Yasal düzenlemesi ile yeni bir hüküm de getirilmektedir. Buna göre; ‘’yangın, deprem, sel, su basması gibi afetler yüzünden tamamen veya kısmen ziyaa uğrayan amortismana tabi iktisadi kıymetler için alınan sigorta tazminatı ile ziyaa uğrayan amortismana tabi iktisadi kıymetlerin yenilenmesi veya benzer mahiyetteki bir iktisadi kıymetin iktisabı işin niteliğine göre zorunlu bulunur veya bu hususta işletmeyi idare edenlerce karar verilmiş ve teşebbüse geçilmiş olursa tazminat fazlası, bilanço esasına göre defter tutan mükellef tarafından üçüncü takvim yılının sonuna kadar pasifte geçici bir hesapta tutulması’’ düzenlenmektedir.

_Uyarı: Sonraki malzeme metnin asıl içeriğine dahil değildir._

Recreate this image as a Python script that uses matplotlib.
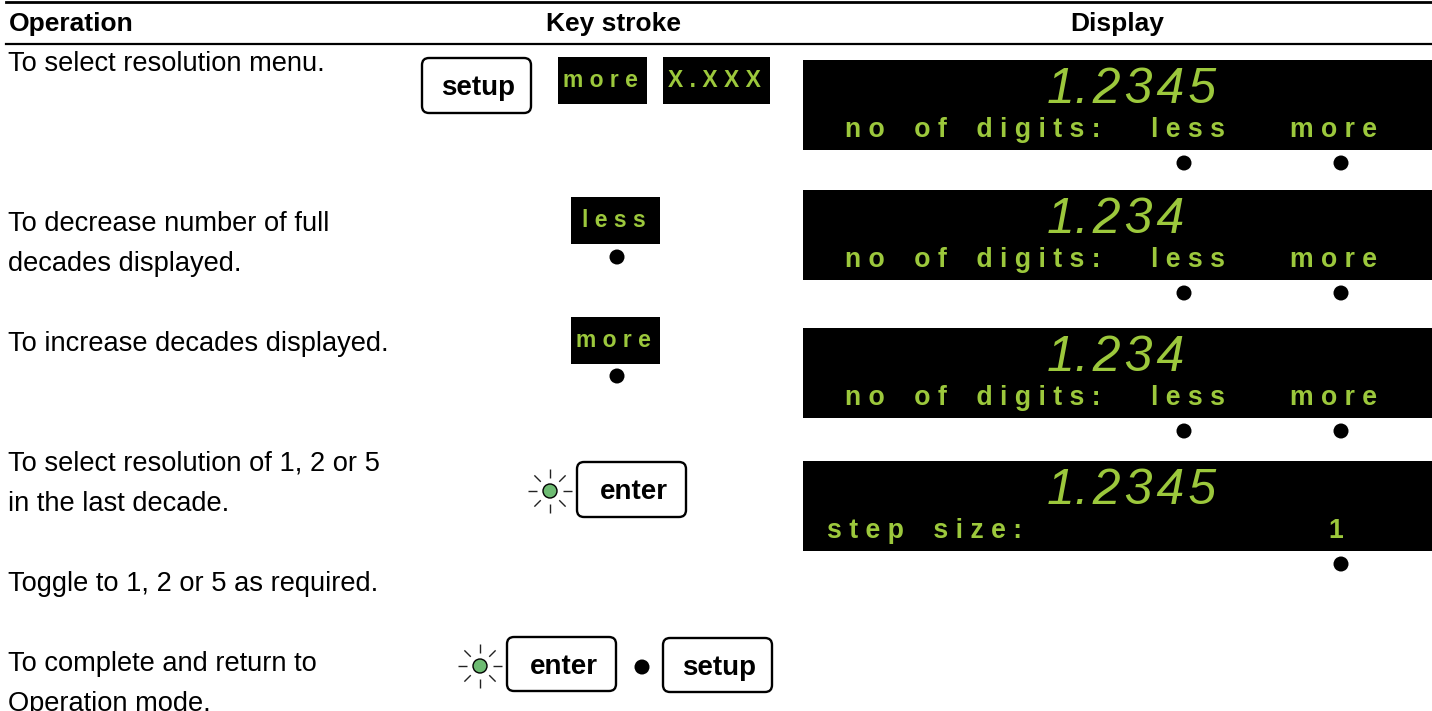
#!/usr/bin/env python3
"""Resolution setup table: operation, key stroke and display columns."""

import matplotlib
matplotlib.use("Agg")
import matplotlib.pyplot as plt
from matplotlib.patches import Circle, FancyBboxPatch, Rectangle

GREEN = "#9cc83c"
LED = "#6dbb72"

headers = ["Operation", "Key stroke", "Display"]
operations = [
    "To select resolution menu.",
    "To decrease number of full\ndecades displayed.",
    "To increase decades displayed.",
    "To select resolution of 1, 2 or 5\nin the last decade.",
    "Toggle to 1, 2 or 5 as required.",
    "To complete and return to\nOperation mode.",
]
display_values = ["1.\u200a2\u200a3\u200a4\u200a5", "1.\u200a2\u200a3\u200a4", "1.\u200a2\u200a3\u200a4", "1.\u200a2\u200a3\u200a4\u200a5"]
display_labels = ["n o    o f    d i g i t s :", "n o    o f    d i g i t s :",
                  "n o    o f    d i g i t s :", "s t e p    s i z e :"]


def spaced(word):
    return " ".join(word)


fig = plt.figure(figsize=(14.32, 7.11), dpi=100)
ax = fig.add_axes([0, 0, 1, 1])
ax.set_xlim(0, 1432)
ax.set_ylim(711, 0)
ax.axis("off")

SANS = ["Liberation Sans", "DejaVu Sans"]
NARROW = ["Liberation Sans Narrow", "Liberation Sans", "DejaVu Sans"]


def draw_key(x0, y0, x1, y1, label):
    ax.add_patch(FancyBboxPatch((x0 + 6, y0 + 6), x1 - x0 - 12, y1 - y0 - 12,
                                boxstyle="round,pad=6,rounding_size=7", fc="white", ec="black", lw=1.7))
    ax.text((x0 + x1) / 2 + 2, y0 + 37, label, ha="center", va="baseline", family=NARROW,
            fontsize=20, fontweight="bold", color="black")


def draw_softkey(x0, y0, x1, y1, label):
    ax.add_patch(Rectangle((x0, y0), x1 - x0, y1 - y0, fc="black", ec="none"))
    ax.text((x0 + x1) / 2 - 2, y0 + 30, spaced(label), ha="center", va="baseline", family=SANS,
            fontsize=16.5, fontweight="bold", color=GREEN)


def draw_dot(x, y):
    ax.add_patch(Circle((x, y), 7.5, fc="black", ec="none"))


def draw_led(x, y):
    # rays around the lit LED
    for dx, dy in [(1, 0), (-1, 0), (0, 1), (0, -1), (.71, .71), (-.71, .71), (.71, -.71), (-.71, -.71)]:
        ax.plot([x + dx * 13, x + dx * 22], [y + dy * 13, y + dy * 22], color="#222222", lw=1, solid_capstyle="butt")
    ax.add_patch(Circle((x, y), 7, fc=LED, ec="black", lw=1))


def draw_display(y0, y1, value, label, right_words):
    ax.add_patch(Rectangle((803, y0), 629, y1 - y0, fc="black", ec="none"))
    ax.text(1047, y0 + 43, value, ha="left", va="baseline", family=SANS, style="italic",
            fontsize=36, color=GREEN)
    ax.text(845 if label.startswith("n") else 827, y0 + 77, label, ha="left", va="baseline", family=SANS,
            fontsize=19.2, fontweight="bold", color=GREEN)
    for x, dot_x, word in right_words:
        ax.text(x, y0 + 77, spaced(word), ha="center", va="baseline", family=SANS,
                fontsize=19.2, fontweight="bold", color=GREEN)
        draw_dot(dot_x, y1 + 13)


# header rules
ax.plot([6, 1432], [2, 2], color="black", lw=2)
ax.plot([6, 1432], [44, 44], color="black", lw=1.6)
ax.text(9, 31, headers[0], ha="left", va="baseline", family=SANS, fontsize=19, fontweight="bold")
ax.text(613, 31, headers[1], ha="center", va="baseline", family=SANS, fontsize=19, fontweight="bold")
ax.text(1117, 31, headers[2], ha="center", va="baseline", family=SANS, fontsize=19, fontweight="bold")

# operation column, text sits on a 40 px baseline grid
op_y = [71, 231, 351, 471, 591, 671]
for y, text in zip(op_y, operations):
    for i, line in enumerate(text.split("\n")):
        ax.text(8, y + 40 * i, line, ha="left", va="baseline", family=SANS, fontsize=19.6, color="black")

# key stroke column
draw_key(422, 58, 531, 113, "setup")
draw_softkey(558, 57, 647, 104, "more")
draw_softkey(663, 57, 770, 104, "X.XXX")
draw_softkey(571, 197, 660, 244, "less")
draw_dot(617, 257)
draw_softkey(571, 317, 660, 364, "more")
draw_dot(617, 376)
draw_led(550, 491)
draw_key(577, 462, 686, 517, "enter")
draw_led(480, 666)
draw_key(507, 637, 616, 691, "enter")
draw_dot(642, 667)
draw_key(663, 638, 772, 692, "setup")

# display column
less_more = [(1188, 1184, "less"), (1334, 1341, "more")]
draw_display(60, 150, display_values[0], display_labels[0], less_more)
draw_display(190, 280, display_values[1], display_labels[1], less_more)
draw_display(328, 418, display_values[2], display_labels[2], less_more)
draw_display(461, 551, display_values[3], display_labels[3], [(1336, 1341, "1")])

fig.savefig("out.png", dpi=100)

İşletme bilançosunun Pasifinde geçici bir hesapta tutulan tazminat fazlası, finansal kiralama yoluyla edinilenler de dahil olmak üzere, iktisap edilen bir veya birden fazla kıymetin ayrılacak amortismanlarına mahsup edilecek, bu mahsup tamamlandıktan sonra itfa edilememiş kalan değerlerin amortismanına devam edilecektir.

Bu düzenlemeler Kanun’un Resmî Gazetede yayımlandığı 26.10.2021 tarihinde yürürlüğe girmiş oldu.